Across the nation, colleges and universities are reacting to the cascading effects of the global economic downturn by announcing a wide variety of cost-cutting measures, including spending limits, construction delays, hiring freezes, travel limits, budget cuts and more.


In Pennsylvania, the commonwealth's four state-related universities (Lincoln, Penn State, Pittsburgh and Temple) and 14 universities in the State System of Higher Education are preparing for the loss of at least 4.25 percent from their state appropriations for 2008-09. Penn State has responded with freezes, delays or reductions in areas such as hiring, building, travel, department expenses and equipment purchases. Other state and state-related institutions are taking similar steps.

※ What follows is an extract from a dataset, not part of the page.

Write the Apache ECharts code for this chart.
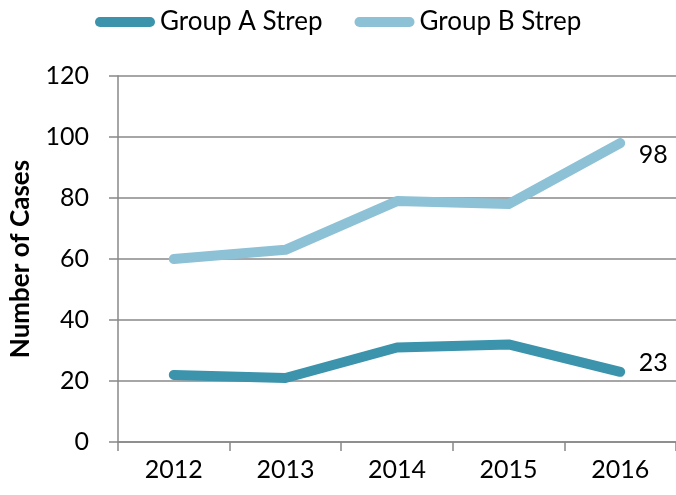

Elsewhere, colleges and universities of all types — large and small, state and private, urban and rural, four-year and two-year, religiously affiliated and non-denominational — are facing the same challenges making the same difficult decisions. A survey published by the Chronicle of Higher Education (“How the Economic Downturn is Affecting Colleges: A Sampling,” Nov. 28, 2008) hints at the scale and breadth of institutional responses.


Among the 33 institutions sampled by the Chronicle, almost a third have instituted both hiring freezes and travel restrictions, including Beloit College, The Citadel, Clemson University, the University of Georgia, the Georgia Institute of Technology, the University of Hawaii system, Middlebury College, and the University of New Mexico. Construction delays and freezes, are other cost-cutting measures reported at about half of the institutions in the Chronicle's survey. Other less common responses around the nation include furloughs, the termination of contracts with adjunct faculty members and, in the case of the University of Hawaii system, turning off air conditioning at night and on weekends.